| What to work on |
Below is a listing; reproduce each line of it exactly.

| Dataset content |
··········

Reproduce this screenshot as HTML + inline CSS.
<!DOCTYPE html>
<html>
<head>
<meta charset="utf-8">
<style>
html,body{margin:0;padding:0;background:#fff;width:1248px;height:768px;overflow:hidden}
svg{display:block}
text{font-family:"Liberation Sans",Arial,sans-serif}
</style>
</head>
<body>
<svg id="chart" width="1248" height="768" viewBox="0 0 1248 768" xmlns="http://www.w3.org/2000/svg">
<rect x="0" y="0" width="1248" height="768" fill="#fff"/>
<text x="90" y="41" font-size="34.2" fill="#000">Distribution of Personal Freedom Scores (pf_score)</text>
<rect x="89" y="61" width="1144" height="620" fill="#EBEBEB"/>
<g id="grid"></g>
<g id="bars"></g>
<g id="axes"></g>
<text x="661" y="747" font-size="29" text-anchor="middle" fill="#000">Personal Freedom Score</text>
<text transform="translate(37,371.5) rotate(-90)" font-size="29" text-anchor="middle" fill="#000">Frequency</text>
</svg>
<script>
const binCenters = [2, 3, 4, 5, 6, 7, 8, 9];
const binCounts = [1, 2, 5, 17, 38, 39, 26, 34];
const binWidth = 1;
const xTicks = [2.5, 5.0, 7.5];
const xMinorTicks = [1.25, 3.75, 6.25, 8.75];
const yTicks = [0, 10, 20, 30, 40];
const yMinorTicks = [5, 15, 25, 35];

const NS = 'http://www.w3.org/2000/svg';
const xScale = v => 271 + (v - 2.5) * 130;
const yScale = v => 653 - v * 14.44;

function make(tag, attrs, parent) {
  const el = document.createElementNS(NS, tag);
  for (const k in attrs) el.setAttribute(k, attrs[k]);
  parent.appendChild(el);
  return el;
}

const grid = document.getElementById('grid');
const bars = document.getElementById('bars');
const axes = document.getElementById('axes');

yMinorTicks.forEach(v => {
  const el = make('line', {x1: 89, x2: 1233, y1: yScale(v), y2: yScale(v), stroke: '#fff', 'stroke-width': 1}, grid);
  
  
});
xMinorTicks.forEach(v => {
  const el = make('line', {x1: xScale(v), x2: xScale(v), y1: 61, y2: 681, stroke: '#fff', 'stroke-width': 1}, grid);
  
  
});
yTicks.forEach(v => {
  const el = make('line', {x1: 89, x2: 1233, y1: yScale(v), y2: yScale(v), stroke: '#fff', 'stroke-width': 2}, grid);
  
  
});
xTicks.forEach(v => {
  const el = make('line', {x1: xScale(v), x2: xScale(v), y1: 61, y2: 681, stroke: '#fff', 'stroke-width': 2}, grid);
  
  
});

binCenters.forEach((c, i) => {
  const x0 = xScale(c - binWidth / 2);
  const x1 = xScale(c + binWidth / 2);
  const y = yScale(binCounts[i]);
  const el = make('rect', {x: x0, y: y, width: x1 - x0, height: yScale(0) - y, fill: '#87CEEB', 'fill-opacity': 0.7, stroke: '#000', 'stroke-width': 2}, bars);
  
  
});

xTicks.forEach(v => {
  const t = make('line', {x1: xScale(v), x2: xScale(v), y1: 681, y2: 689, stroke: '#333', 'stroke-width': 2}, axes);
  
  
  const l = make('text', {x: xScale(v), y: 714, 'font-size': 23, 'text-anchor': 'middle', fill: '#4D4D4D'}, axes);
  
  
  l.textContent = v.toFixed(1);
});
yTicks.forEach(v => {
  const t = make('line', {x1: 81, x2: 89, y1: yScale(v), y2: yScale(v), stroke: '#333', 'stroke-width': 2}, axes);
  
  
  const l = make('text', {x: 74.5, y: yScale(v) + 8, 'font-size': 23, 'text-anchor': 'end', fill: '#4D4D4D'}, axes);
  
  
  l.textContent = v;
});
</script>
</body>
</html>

··········

| Written answer |
Reproduce this screenshot as HTML + inline CSS.
<!DOCTYPE html>
<html>
<head>
<meta charset="utf-8">
<style>
html,body{margin:0;padding:0;background:#fff;width:1248px;height:768px;overflow:hidden}
svg{display:block}
text{font-family:"Liberation Sans",Arial,sans-serif}
</style>
</head>
<body>
<svg id="chart" width="1248" height="768" viewBox="0 0 1248 768" xmlns="http://www.w3.org/2000/svg">
<rect x="0" y="0" width="1248" height="768" fill="#fff"/>
<text x="90" y="41" font-size="34.2" fill="#000">Distribution of Personal Freedom Scores (pf_score)</text>
<rect x="89" y="61" width="1144" height="620" fill="#EBEBEB"/>
<g id="grid"></g>
<g id="bars"></g>
<g id="axes"></g>
<text x="661" y="747" font-size="29" text-anchor="middle" fill="#000">Personal Freedom Score</text>
<text transform="translate(37,371.5) rotate(-90)" font-size="29" text-anchor="middle" fill="#000">Frequency</text>
</svg>
<script>
const binCenters = [2, 3, 4, 5, 6, 7, 8, 9];
const binCounts = [1, 2, 5, 17, 38, 39, 26, 34];
const binWidth = 1;
const xTicks = [2.5, 5.0, 7.5];
const xMinorTicks = [1.25, 3.75, 6.25, 8.75];
const yTicks = [0, 10, 20, 30, 40];
const yMinorTicks = [5, 15, 25, 35];

const NS = 'http://www.w3.org/2000/svg';
const xScale = v => 271 + (v - 2.5) * 130;
const yScale = v => 653 - v * 14.44;

function make(tag, attrs, parent) {
  const el = document.createElementNS(NS, tag);
  for (const k in attrs) el.setAttribute(k, attrs[k]);
  parent.appendChild(el);
  return el;
}

const grid = document.getElementById('grid');
const bars = document.getElementById('bars');
const axes = document.getElementById('axes');

yMinorTicks.forEach(v => {
  const el = make('line', {x1: 89, x2: 1233, y1: yScale(v), y2: yScale(v), stroke: '#fff', 'stroke-width': 1}, grid);
  
  
});
xMinorTicks.forEach(v => {
  const el = make('line', {x1: xScale(v), x2: xScale(v), y1: 61, y2: 681, stroke: '#fff', 'stroke-width': 1}, grid);
  
  
});
yTicks.forEach(v => {
  const el = make('line', {x1: 89, x2: 1233, y1: yScale(v), y2: yScale(v), stroke: '#fff', 'stroke-width': 2}, grid);
  
  
});
xTicks.forEach(v => {
  const el = make('line', {x1: xScale(v), x2: xScale(v), y1: 61, y2: 681, stroke: '#fff', 'stroke-width': 2}, grid);
  
  
});

binCenters.forEach((c, i) => {
  const x0 = xScale(c - binWidth / 2);
  const x1 = xScale(c + binWidth / 2);
  const y = yScale(binCounts[i]);
  const el = make('rect', {x: x0, y: y, width: x1 - x0, height: yScale(0) - y, fill: '#87CEEB', 'fill-opacity': 0.7, stroke: '#000', 'stroke-width': 2}, bars);
  
  
});

xTicks.forEach(v => {
  const t = make('line', {x1: xScale(v), x2: xScale(v), y1: 681, y2: 689, stroke: '#333', 'stroke-width': 2}, axes);
  
  
  const l = make('text', {x: xScale(v), y: 714, 'font-size': 23, 'text-anchor': 'middle', fill: '#4D4D4D'}, axes);
  
  
  l.textContent = v.toFixed(1);
});
yTicks.forEach(v => {
  const t = make('line', {x1: 81, x2: 89, y1: yScale(v), y2: yScale(v), stroke: '#333', 'stroke-width': 2}, axes);
  
  
  const l = make('text', {x: 74.5, y: yScale(v) + 8, 'font-size': 23, 'text-anchor': 'end', fill: '#4D4D4D'}, axes);
  
  
  l.textContent = v;
});
</script>
</body>
</html>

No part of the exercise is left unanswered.